A ruinous hotel is the perfect end to a melancholy, leaf-strewn day. At the top of a gradual dirt path, framed by a crisp blue sky, the Berengaria stood like an embattled feudal lord before an abandoned fiefdom. The walls were a jigsaw puzzle of heavy, cold, dun-coloured mountain stone and must have been several feet thick. Had some innovative guide told me the Berengaria had once been a Cathar stronghold, I would have believed him. Ignoring the sign at the base of the path that suggested that the entire edifice might tumble down and bury us alive should we so much as breathe on it, we breached what was left of the entrance.

Stripped of everything but charred, echoing stone, the cyclopean vestibule was a vision of Mycenae.
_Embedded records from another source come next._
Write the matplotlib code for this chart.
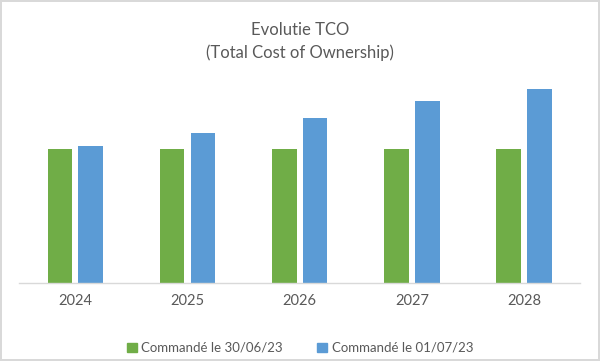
import matplotlib.pyplot as plt
import numpy as np
from matplotlib.patches import Rectangle

plt.rcParams['font.family'] = ['Lato', 'DejaVu Sans']

years = ['2024', '2025', '2026', '2027', '2028']
ordered_before = [134, 134, 134, 134, 134]
ordered_after = [137, 150, 165, 182, 194]
labels = ['Commandé le 30/06/23', 'Commandé le 01/07/23']

green = '#70AD47'
blue = '#5B9BD5'
text_col = '#595959'

fig = plt.figure(figsize=(6, 3.61), dpi=100)
fig.patch.set_edgecolor('#D9D9D9')
fig.patch.set_linewidth(1.5)

ax = fig.add_axes([0.032, (361 - 283) / 361, 0.935, (283 - 70) / 361])
x = np.arange(len(years))
w = 0.22
gap = 0.055
ax.bar(x - (w + gap) / 2, ordered_before, w, color=green, label=labels[0])
ax.bar(x + (w + gap) / 2, ordered_after, w, color=blue, label=labels[1])

ax.set_xlim(-0.5, len(years) - 0.5)
ax.set_ylim(0, 213)
ax.set_yticks([])
ax.set_xticks(x)
ax.set_xticklabels(years, color=text_col, fontsize=10.5)
ax.tick_params(axis='x', length=0, pad=8)
for s in ['top', 'right', 'left']:
    ax.spines[s].set_visible(False)
ax.spines['bottom'].set_color('#D9D9D9')
ax.spines['bottom'].set_linewidth(1)

fig.text(0.5, 1 - 30 / 361, 'Evolutie TCO', ha='center', va='center',
         fontsize=12, color=text_col)
fig.text(0.5, 1 - 53 / 361, '(Total Cost of Ownership)', ha='center', va='center',
         fontsize=12, color=text_col)

handles = [Rectangle((0, 0), 1, 1, color=green), Rectangle((0, 0), 1, 1, color=blue)]
fig.legend(handles, labels, loc='center', bbox_to_anchor=(0.5, 1 - 348 / 361),
           ncol=2, frameon=False, fontsize=9.5, handlelength=0.75, handleheight=0.75,
           handletextpad=0.35, columnspacing=2.6, labelcolor=text_col)

fig.savefig('out.png', dpi=100, edgecolor=fig.get_edgecolor())
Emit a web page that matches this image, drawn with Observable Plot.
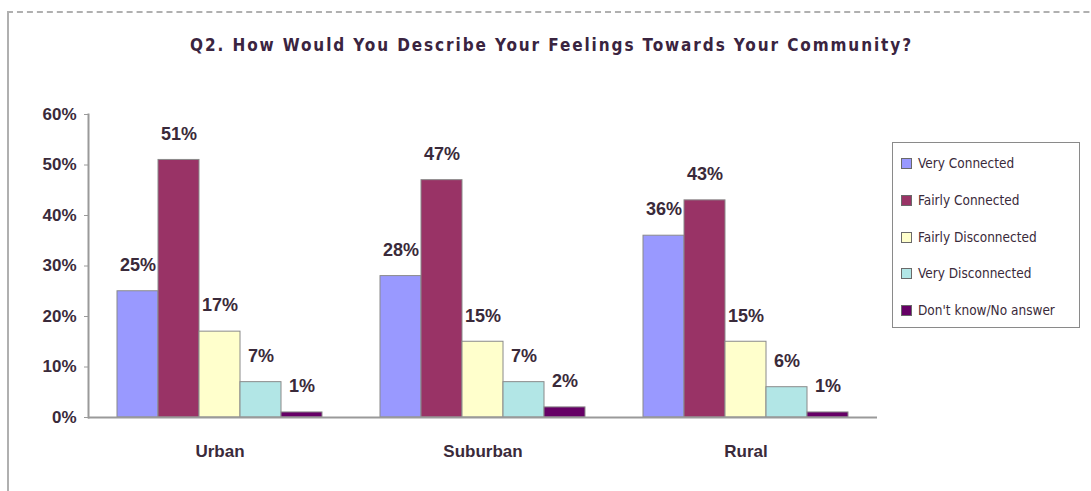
<!DOCTYPE html>
<html>
<head>
<meta charset="utf-8">
<script src="https://cdn.jsdelivr.net/npm/d3@7"></script>
<script src="https://cdn.jsdelivr.net/npm/@observablehq/plot@0.6"></script>
<style>
  html, body { margin: 0; padding: 0; background: #fff; }
  #wrap { position: relative; width: 1091px; height: 491px; overflow: hidden; font-family: Arial, "Liberation Sans", sans-serif; color: #3a2a3a; }
  #frame { position: absolute; left: 7px; top: 11px; width: 1200px; height: 600px; border-left: 2px solid #b0b0b0; border-top: 2px dashed #b0b0b0; }
  #title { position: relative; height: 90px; box-sizing: border-box; padding-top: 35px; text-align: center; font-family: "DejaVu Sans Condensed", "DejaVu Sans", sans-serif; font-weight: bold; font-size: 17px; letter-spacing: 1.9px; color: #3a2440; padding-left: 12px; }
  #chart { position: relative; }
  #legend { position: absolute; left: 892px; top: 142px; width: 188px; height: 186px; border: 1px solid #8a8a8a; box-sizing: border-box; font-family: "DejaVu Sans Condensed", "DejaVu Sans", sans-serif; font-size: 13.5px; color: #3a2a3a; background: #fff; }
  .item { position: absolute; left: 8px; display: flex; align-items: center; white-space: nowrap; }
  .sw { width: 9px; height: 9px; border: 1px solid #6a6a6a; margin-right: 6px; }
</style>
</head>
<body>
<div id="wrap">
  <div id="frame"></div>
  <div id="title">Q2. How Would You Describe Your Feelings Towards Your Community?</div>
  <div id="chart"></div>
  <div id="legend"></div>
</div>
<script>
const categories = ["Urban", "Suburban", "Rural"];
const series = ["Very Connected", "Fairly Connected", "Fairly Disconnected", "Very Disconnected", "Don't know/No answer"];
const urbanValues = [25, 51, 17, 7, 1];
const suburbanValues = [28, 47, 15, 7, 2];
const ruralValues = [36, 43, 15, 6, 1];
const colors = ["#9999FF", "#993366", "#FFFFCC", "#B2E6E6", "#660066"];
const yTicks = [0, 10, 20, 30, 40, 50, 60];

const valuesByCategory = [urbanValues, suburbanValues, ruralValues];
const data = [];
categories.forEach((cat, i) => {
  series.forEach((s, j) => data.push({cat, series: s, value: valuesByCategory[i][j]}));
});

const textColor = "#3a2a3a";

const chart = Plot.plot({
  width: 1091,
  height: 401,
  marginLeft: 88,
  marginRight: 214,
  marginTop: 24,
  marginBottom: 74,
  style: {fontFamily: "Arial, 'Liberation Sans', sans-serif", color: textColor, background: "transparent", overflow: "visible"},
  fx: {domain: categories, padding: 0, label: null, axis: null},
  x: {domain: series, paddingInner: 0, paddingOuter: 0.68, axis: null},
  y: {domain: [0, 60], label: null, axis: null},
  color: {domain: series, range: colors},
  marks: [
    Plot.barY(data, {fx: "cat", x: "series", y: "value", fill: "series", stroke: "#8a8a8a", strokeWidth: 1}),
    Plot.ruleY([0], {stroke: "#9a9a9a", strokeWidth: 2}),
    Plot.text(data, {fx: "cat", x: "series", y: "value", text: d => d.value + "%", dy: -26, fontSize: 18, fontWeight: "bold", fill: textColor}),
    Plot.axisY({ticks: yTicks, tickFormat: d => d + "%", tickSize: 4, tickPadding: 8, fontSize: 17, fontWeight: "bold", stroke: "#9a9a9a", fill: textColor, label: null, letterSpacing: 0.5}),
    Plot.axisFx({anchor: "bottom", tickSize: 0, tickPadding: 27, fontSize: 17, fontWeight: "bold", fill: textColor, label: null, letterSpacing: 1.5}),
    Plot.frame({anchor: "left", facet: "super", stroke: "#9a9a9a", strokeWidth: 2})
  ]
});
document.getElementById("chart").appendChild(chart);

const legend = document.getElementById("legend");
const itemTops = [12, 49, 86, 122, 159];
series.forEach((s, i) => {
  const it = document.createElement("div");
  it.className = "item";
  it.style.top = itemTops[i] + "px";
  const sw = document.createElement("div");
  sw.className = "sw";
  sw.style.background = colors[i];
  const lab = document.createElement("span");
  lab.textContent = s;
  it.appendChild(sw);
  it.appendChild(lab);
  legend.appendChild(it);
});
</script>
</body>
</html>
A rusted chain that once held a chandelier hung eerily still at the base of a drafty flight of stone steps; in the adjoining rooms, searing pinpoints of daylight burned through bullet-shaped chinks in the boarded-up windows. We said nothing and stepped carefully. It was my conviction that should the hotel collapse, they would eventually stumble upon us, reassemble our bones like pottery sherds and puzzle over the unusual circumstances of our deaths for centuries to come.

There is not much more to report about the Berengaria. It is a haunted mansion; Macbeth would have felt right at home. I wished we could have spent the night. Out back there is a swimming pool where a foot of stagnant, rust-coloured rainwater would linger on until the spring. Upstairs, the bare, desecrated chambers on either side of the staircase could only have sheltered a savage king.

I have since heard that the Berengaria, now a holding of Salamis Tours, may be converted into a casino. I can only hope that the residents of Platres and Prodromos are true to their International Mountain Day and the mountains they love, and leave them the way Julius Caesar and countless other ephemeral masters have left them, without slot machines, roulette wheels or croupiers.